Jeff Who Lives at Home is indeed a bigger film for the brothers, whose career-launching The Puffy Chair was the do-it-yourself hit of Sundance in 2005. Jeff premiered at last year's Toronto International Film Festival, and was financed by Jason Reitman.

On the other hand, the duo is bringing the long-in-the-making The Do-Deca-Pentathlon (the story of two grown brothers who secretly hold a homemade Olympics) to this month's South by Southwest festival.

Brothers? Competing?
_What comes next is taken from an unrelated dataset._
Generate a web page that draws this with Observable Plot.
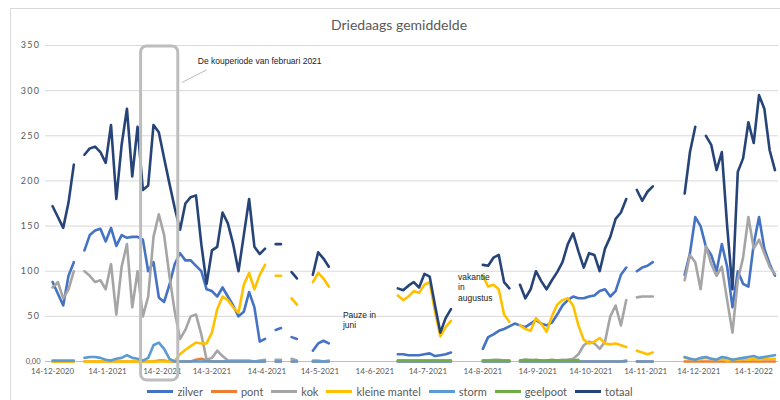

The Duplass pair are often asked about working with each other, and whether there's friction involved. "The truth of it is, we're strength-in-numbers kind of people," Mark says. "We're obsessed with making the movie as good as it could possibly be, and we need to unite to fight the grander beast that is the bad movie the film might become if we're not on our toes."

Jay, the cameraman, agrees. "Some days on set, I'm physically exhausted, and I'm starting to lose my perspective on what the hell this movie is about. And so I rely on Mark to tell me that everything is going well, that I'm doing a good job, and that if I get to the end of the day, he'll get me a cheeseburger."

The Duplasses: Goofy and earnest, okay, but they ain't heavy to each other – they're brothers.